The code rearranges XML data into a structured two-dimensional table, where each author field value is displayed in the format of “author name[country] and where comma is used to separate information of multiple authors, and query the table to get information of books published in the year 2005. Below is the result set:

title

category

year

author

info

Everyday Italian

COOKING

2005

Giada De Laurentiis[it]

Hello Italian!

Harry Potter

CHILDREN

2005

J K. Rowling[uk]

Hello Potter!

XQuery Kick Start

WEB

2005

James McGovern[us],Per Bothner[us]

Hello XQuery

The computing task is not easy, but SPL makes it easier using the following code:



1

=file("D:\\xml\\book1.xml")

2

=xml@s(A1.read(),"library/book").library

3

=A2.new(category,book.field("year").ifn():year,book.field("title").ifn():title,book.field("lang").ifn():lang,book.field("info").ifn():info,book.field("name").select(~).concat@c():name,book.field("country").select(~).concat(","):country)

4

=A3.new(title,category,year,(lang,name.array().(~+"[")++country.array().(~+"]")).concat@c():author,info)

5

=A4.select(year==2005)

 

SPL provides great data source support. It has the special function to retrieve XML data from a variety of data sources, including files, WebService, and HTTP, etc.
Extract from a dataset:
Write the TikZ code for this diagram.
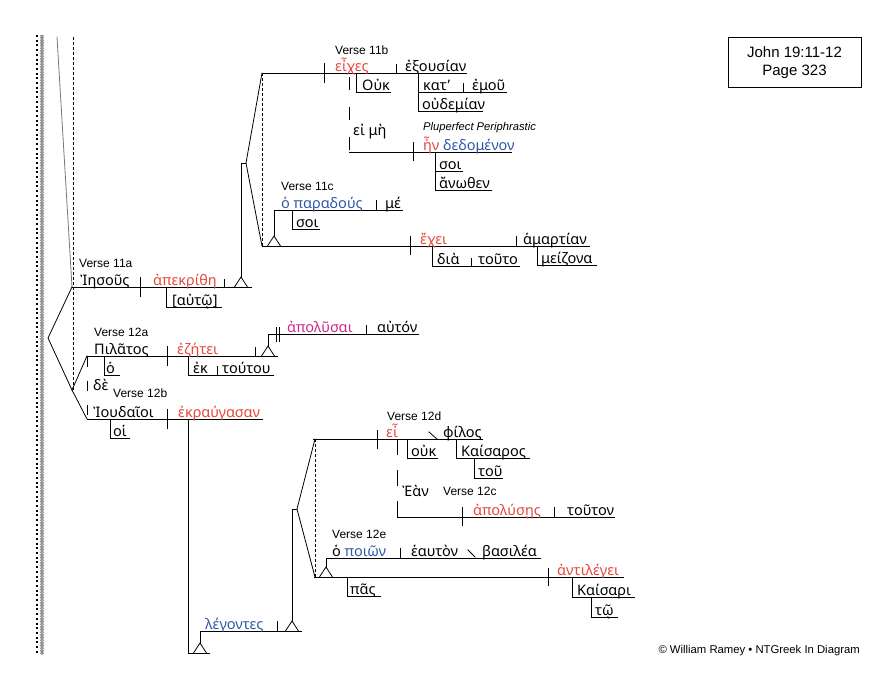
\documentclass[tikz,border=0pt]{standalone}
\usepackage{fontspec}
\setmainfont{Liberation Sans}
\newfontfamily\gkfont{Noto Sans}
\usetikzlibrary{decorations.pathmorphing}
\definecolor{gred}{RGB}{228,72,60}
\definecolor{gblue}{RGB}{45,88,168}
\definecolor{gmag}{RGB}{205,40,140}
\definecolor{ggray}{RGB}{120,120,120}
\tikzset{
  ln/.style={line width=0.8pt, line cap=rect},
  gk/.style={inner sep=0pt, anchor=base west, font=\gkfont\fontsize{14.5}{14.5}\selectfont},
  vs/.style={inner sep=0pt, anchor=west, font=\fontsize{12}{12}\selectfont},
  fdash/.style={line width=0.7pt, dash pattern=on 3pt off 2pt},
  cdash/.style={line width=0.8pt},
}
\newcommand\ped[2]{\draw[ln] (#1-6.5,#2) -- (#1,#2-10) -- (#1+6.5,#2);}
\begin{document}
\begin{tikzpicture}[x=1pt,y=-1pt]
\useasboundingbox (0,0) rectangle (895,689);
% left border
\draw[line width=2pt, dash pattern=on 2pt off 2.7pt] (37,35) -- (37,655);
\draw[line width=0.5pt, ggray, decorate, decoration={zigzag, amplitude=1.6pt, segment length=3.2pt}] (42,35) -- (42,655);
\draw[line width=0.5pt, ggray, decorate, decoration={zigzag, amplitude=1.6pt, segment length=3.2pt, mirror}] (42,35) -- (42,655);
% title box
\node[draw, line width=0.7pt, minimum width=133pt, minimum height=50pt, inner sep=0pt] (title) at (794.5,62) {};
\node[font=\fontsize{15}{15}\selectfont] (t1) at (794.5,52) {John 19:11-12};
\node[font=\fontsize{15}{15}\selectfont] (t2) at (794.5,72) {Page 323};
\node[inner sep=0pt, anchor=east, font=\fontsize{11.3}{11.3}\selectfont] (copy) at (860,651) {© William Ramey • NTGreek In Diagram};
% left connectors
\draw[ln, ggray] (57,37) -- (72,287);
\draw[ln] (72,287) -- (48,338) -- (72,390);
\draw[fdash] (73,37) -- (73,390);
\draw[ln] (87,356) -- (72,390) -- (87,419);
\draw[cdash, dash pattern=on 10pt off 14pt] (87,357) -- (87,419);
% Verse 11a
\node[vs] (v11a) at (79,263) {Verse 11a};
\draw[ln] (72,287) -- (252,287);
\draw[ln] (140,277) -- (140,297);
\draw[ln] (224,279) -- (224,287);
\node[gk] (w1) at (80,285) {Ἰησοῦς};
\node[gk, gred] (w2) at (153,285) {ἀπεκρίθη};
\draw[ln] (166,287) -- (166,307) -- (222,307);
\node[gk] (w3) at (172,305) {[αὐτῷ]};
\ped{241}{287}
\draw[ln] (241,277) -- (241,163) -- (246,163);
\draw[ln] (262,73) -- (246,163) -- (262,246);
\draw[fdash] (262,73) -- (262,246);
% Verse 11b
\node[vs] (v11b) at (335,50) {Verse 11b};
\draw[ln] (262,73) -- (467,73);
\draw[ln] (324,63) -- (324,83);
\draw[ln] (396,64) -- (396,73);
\node[gk, gred] (w4) at (335,71) {εἶχες};
\node[gk] (w5) at (405,71) {ἐξουσίαν};
\draw[ln] (356,73) -- (356,92) -- (391,92);
\node[gk] (w6) at (362,90) {Οὐκ};
\draw[ln] (418,73) -- (418,111) -- (483,111);
\draw[ln] (418,92) -- (507,92);
\draw[ln] (463,83) -- (463,92);
\node[gk] (w7) at (423,90) {κατ’};
\node[gk] (w8) at (472,90) {ἐμοῦ};
\node[gk] (w9) at (422,109) {οὐδεμίαν};
\draw[cdash, dash pattern=on 13pt off 17pt] (349,77) -- (349,152);
\node[gk] (w10) at (353,135) {εἰ μὴ};
\node[inner sep=0pt, anchor=west, font=\itshape\fontsize{11.2}{11.2}\selectfont] (pp) at (423,128) {Pluperfect Periphrastic};
\draw[ln] (349,152) -- (512,152);
\draw[ln] (413,142) -- (413,161);
\node[gk] (w11) at (423,150) {\textcolor{gred}{ἦν} \textcolor{gblue}{δεδομένον}};
\draw[ln] (435,152) -- (435,190) -- (492,190);
\draw[ln] (435,171) -- (463,171);
\node[gk] (w12) at (439,169) {σοι};
\node[gk] (w13) at (439,188) {ἄνωθεν};
% Verse 11c
\node[vs] (v11c) at (281,186) {Verse 11c};
\draw[ln] (262,246) -- (590,246);
\ped{274}{246}
\draw[ln] (274,236) -- (274,210) -- (403,210);
\draw[ln] (376,200) -- (376,210);
\node[gk, gblue] (w14) at (281,208) {ὁ παραδούς};
\node[gk] (w15) at (385,208) {μέ};
\draw[ln] (292,210) -- (292,229) -- (320,229);
\node[gk] (w16) at (296,227) {σοι};
\draw[ln] (410,236) -- (410,255);
\draw[ln] (516,236) -- (516,246);
\node[gk, gred] (w17) at (420,244) {ἔχει};
\node[gk] (w18) at (523,244) {ἁμαρτίαν};
\draw[ln] (432,246) -- (432,266) -- (520,266);
\draw[ln] (471,258) -- (471,266);
\node[gk] (w19) at (437,264) {διὰ};
\node[gk] (w20) at (478,264) {τοῦτο};
\draw[ln] (537,246) -- (537,265) -- (597,265);
\node[gk] (w21) at (541,263) {μείζονα};
% Verse 12a
\node[vs] (v12a) at (94,332) {Verse 12a};
\draw[ln] (87,356) -- (278,356);
\draw[ln] (167,346) -- (167,366);
\draw[ln] (255,347) -- (255,356);
\node[gk] (w22) at (94,354) {Πιλᾶτος};
\node[gk, gred] (w23) at (177,354) {ἐζήτει};
\draw[ln] (104,356) -- (104,375) -- (120,375);
\node[gk] (w24) at (106,373) {ὁ};
\draw[ln] (188,356) -- (188,375) -- (274,375);
\draw[ln] (217,366) -- (217,375);
\node[gk] (w25) at (193,373) {ἐκ};
\node[gk] (w26) at (222,373) {τούτου};
\ped{268}{356}
\draw[ln] (268,346) -- (268,334) -- (419,334);
\draw[ln] (276,327) -- (276,342);
\draw[ln] (279,327) -- (279,342);
\draw[ln] (366,325) -- (366,334);
\node[gk, gmag] (w27) at (287,332) {ἀπολῦσαι};
\node[gk] (w28) at (377,332) {αὐτόν};
% Verse 12b
\node[gk] (w29) at (93,390) {δὲ};
\node[vs] (v12b) at (113,393) {Verse 12b};
\draw[ln] (87,419) -- (263,419);
\draw[ln] (167,409) -- (167,429);
\node[gk] (w30) at (93,417) {Ἰουδαῖοι};
\node[gk, gred] (w31) at (178,417) {ἐκραύγασαν};
\draw[ln] (110,419) -- (110,438) -- (130,438);
\node[gk] (w32) at (113,436) {οἱ};
\draw[ln] (188,419) -- (188,653) -- (210,653);
\ped{200}{653}
\draw[ln] (200,643) -- (200,631) -- (302,631);
\draw[ln] (277,621) -- (277,631);
\node[gk, gblue] (w33) at (205,629) {λέγοντες};
\ped{292}{631}
\draw[ln] (292,621) -- (292,509) -- (297,509);
\draw[ln] (315,439) -- (297,509) -- (315,577);
\draw[fdash] (315,439) -- (315,577);
% Verse 12d
\node[vs] (v12d) at (387,416) {Verse 12d};
\draw[ln] (313,439) -- (483,439);
\draw[ln] (377,430) -- (377,449);
\draw[ln] (429,432) -- (437,439);
\node[gk, gred] (w34) at (386,437) {εἶ};
\node[gk] (w35) at (443,437) {φίλος};
\draw[ln] (407,439) -- (407,458) -- (438,458);
\node[gk] (w36) at (411,456) {οὐκ};
\draw[ln] (456,439) -- (456,458) -- (530,458);
\node[gk] (w37) at (461,456) {Καίσαρος};
\draw[ln] (474,458) -- (474,478) -- (503,478);
\node[gk] (w38) at (478,476) {τοῦ};
\draw[cdash, dash pattern=on 16pt off 15pt] (397,439) -- (397,517);
\node[gk] (w39) at (402,496) {Ἐὰν};
\node[vs] (v12c) at (443,491) {Verse 12c};
\draw[ln] (397,517) -- (615,517);
\draw[ln] (462,507) -- (462,526);
\draw[ln] (554,507) -- (554,517);
\node[gk, gred] (w40) at (473,515) {ἀπολύσῃς};
\node[gk] (w41) at (567,515) {τοῦτον};
% Verse 12e
\node[vs] (v12e) at (332,534) {Verse 12e};
\draw[ln] (314,577) -- (624,577);
\ped{326}{577}
\draw[ln] (326,567) -- (326,558) -- (541,558);
\draw[ln] (400,548) -- (400,558);
\draw[ln] (468,550) -- (475,557);
\node[gk] (w42) at (332,556) {ὁ \textcolor{gblue}{ποιῶν}};
\node[gk] (w43) at (411,556) {ἑαυτὸν};
\node[gk] (w44) at (482,556) {βασιλέα};
\draw[ln] (548,568) -- (548,586);
\node[gk, gred] (w45) at (557,575) {ἀντιλέγει};
\draw[ln] (347,577) -- (347,596) -- (381,596);
\node[gk] (w46) at (350,594) {πᾶς};
\draw[ln] (572,577) -- (572,597) -- (635,597);
\node[gk] (w47) at (577,595) {Καίσαρι};
\draw[ln] (591,597) -- (591,617) -- (618,617);
\node[gk] (w48) at (595,615) {τῷ};
\end{tikzpicture}
\end{document}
XML data read and write is one of SPL’s basic features, so users do not need to make specific deployment. To integrate an SPL script into a Java program, you just need to introduce the relevant jars, and that is convenient.

In a nutshell, esProc SPL has the most powerful syntactic expressiveness that can simplify multilevel XML data computations; Scala has good syntactic expressiveness that can handle common operations; MySQL has enough expressive ability, but the code is too complicated, except for scenarios when the XML file has relatively simple structure and can be split and written into the database; dom4j has a too weak expressiveness ability to handle common computations; it is only suitable for dealing with pure conditional queries. In the aspect of data source support, both esProc SPL and Scala provides a wealth of choices. About deployment, both dom4j and MySQL are simple, yet the other two are also easy.